Friday, September 07, 2007

Teaching Library Research

Twice now I've taught a semester-long 2 credit hour Library Research Methods class. It's been a blast! There are a few techniques I've gleaned from various readings that have proven extraordinarily successful, and I thought I'd start sharing these on this blog.

Teaching Technique # 1: The Pop Quiz
Now, before you all shriek in horror, hear me out. This is used as an assessment of attendance. With approximately 28 total class meetings, I gave 11 pop quizzes, with the 11th being extra credit.

As long as the student takes the quiz, full credit (2 points) is given. If the quiz is given at the beginning of class, and students enter once the quiz is in progress, they are not allowed to take it. Thus - Don't be late!

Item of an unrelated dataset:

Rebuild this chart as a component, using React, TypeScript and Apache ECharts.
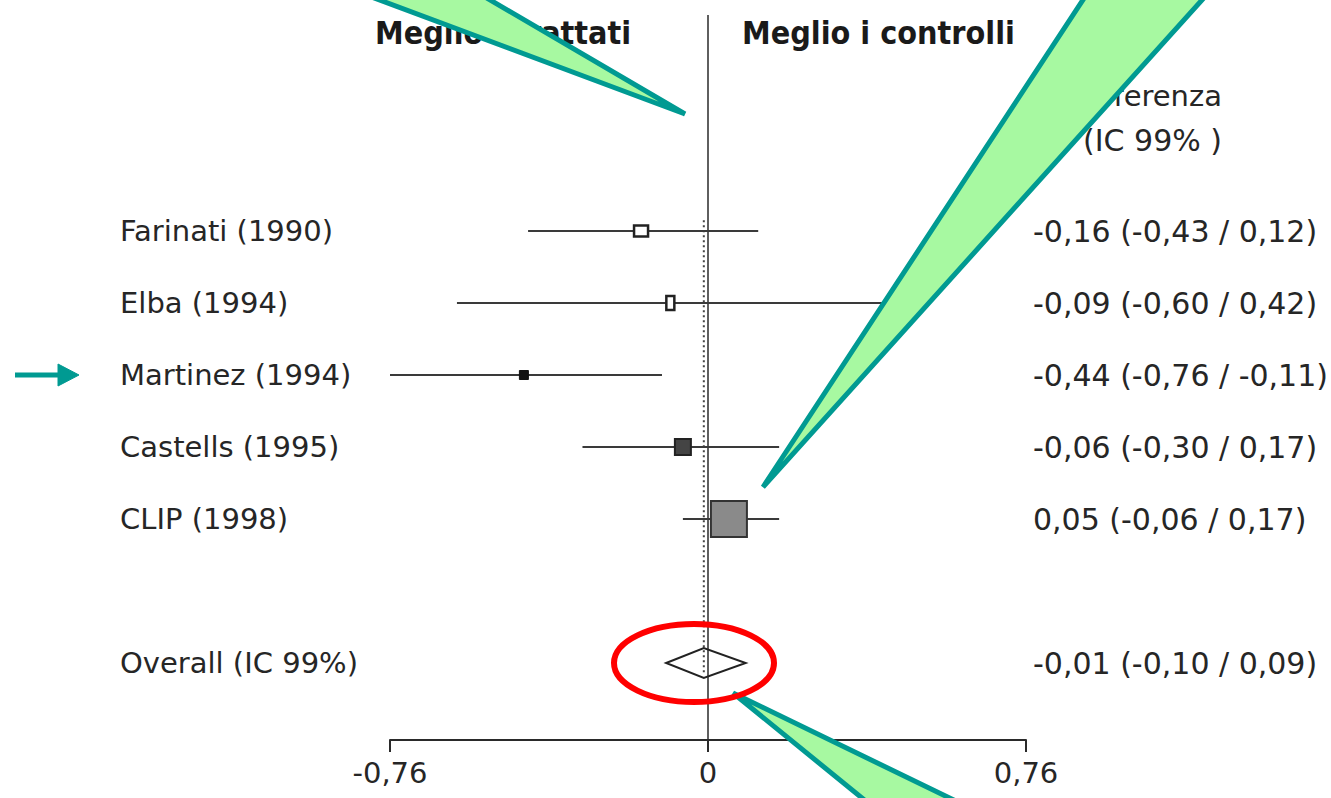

Questions asked are used to assess student understanding of topics (i.e., what I need to explain better), student opinions of teaching methods, student questions, etc. Here's a list of questions I've asked:

  1. What was the most important thing you learned today? What are you still confused about?
  2. What do you like most about this class? What do you like least?
  3. What is a scholarly journal article?
  4. List as many limiting and advanced search options as you can think of.
  5. What is difficult or confusing about writing annotations?
  6. What questions do you still have based on what you’ve learned in this course?
  7. Which teaching/learning technique in this class has worked best for you? Worst? (getting at discussion, hands-on, group work, etc)
  8. What questions do you have about the final project?
As I said, it worked fantastically! Students love being solicited for input (this works in the library as well - have a comment box or give a survey asking for their comments on what could be done to improve their library experience!). My colleague, Andrew, is trying Pop Quizzes as he teaches the class this semester. While skeptical at first, he's since commented that it really does work well.

[I am no longer 100% sure, but I think this came from the most excellent book, Successful Beginnings for College Teaching. It's one of the best teaching books I've read!]


reyn said...

When I was a Supplemental Instructor in college, the Instructor I worked with gave a 2-point quiz every single day of class. If you so much as wrote your name on the page, you got a point. The second point was for getting the right answer. Quite often, if we had enough of the quiz-allotted time left, we'd check their answer and give it back if it wasn't right yet.

Kat said...

Reyn - yet another great use of brief quizzes. Learning still takes place without quite the normal pressure of a standard pop quiz. Half as attendance and half as learning, but with feedback and options to fix if time allows. Nice.